RELEASE: Zimmerman proposes 2 City Charter amendments to make City Manager, City Attorney more accountable to taxpayers
Tue October 25 2016
FOR IMMEDIATE RELEASE Oct. 24, 2016 Contact: Andy Hogue, Campaign Liaison for Austinites for Don Zimmerman, email@example.com
Zimmerman proposes amendments to Austin City Charter to require affirmative vote for City Manager every 2 years, have City Attorney report directly to Council
AUSTIN, Texas — Long a critic of the bureaucracy in Austin City government, City Councilman Don Zimmerman, incumbent candidate for City Council District 6, is offering proposed amendments to the Austin City Charter.
These amendments would require the City Manager to be proactively reappointed by the City Council every 2 years as well as make the City Attorney to report directly to the Council.
The first proposed amendment would establish a fixed, 2-year term of appointment by the Council for the City Manager. This would require the City Manager to be proactively reappointed by the Council during January in odd-numbered years. (Currently, the City Manager simply remains in his or her job indefinitely unless, and until, he or she voluntarily resigns or is forcibly removed by a herculean effort of the City Council.) Under the proposed Charter amendment, if the Council did not vote to keep the City Manager, then the City Manager would be removed from his/her duties.
Said Zimmerman: “The City Manager is the most powerful person in City government. The manager has control of over 12,000 employees. By having Council vote in the affirmative every two years to keep the City Manager (or not) shifts some of that power to the elected Council by making the city manager decision part of every two-year election”.
The second proposed amendment to the Charter would be to have the City Attorney report directly to City Council. This is similar to a proposition that failed in the 2012 election by less than 1 percent of the vote.
“The City Attorney holds tremendous influence over elected Council through attorney-client executive session meetings behind closed doors, and other routine communications not open to public information requests,” Zimmerman noted. “Misguided legal advice costs the city budgets – and our constituents – millions of dollars, and reorients elected council members view away from the interest of constituents and towards the interests of staff bureaucrats. The City Attorney should answer directly to elected Council instead of directly to the already too powerful City Manager.”
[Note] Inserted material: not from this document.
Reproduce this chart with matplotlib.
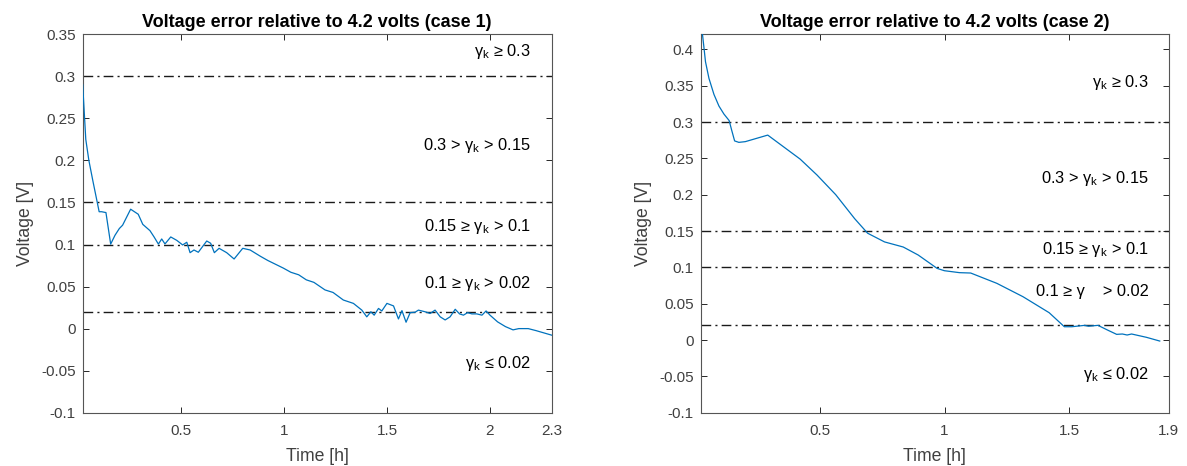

Zimmerman is also disclosing a remarkable “attorney-client” letter from city legal written in response to Zimmerman representing a River Place water utility customer at an Austin Water Utility hearing. It is attached below, and may also be requested from the campaign.
Both proposed Charter Amendments suggest a citywide referendum be held on Nov. 7, 2017. In order to be placed before Austin voters, either the City Council must offer proposed amendments to the City Charter or signatures of Austin registered voters must be gathered to propose any such amendments. The last Charter amendment election was November 6, 2012, which created the new 10-1 City Council.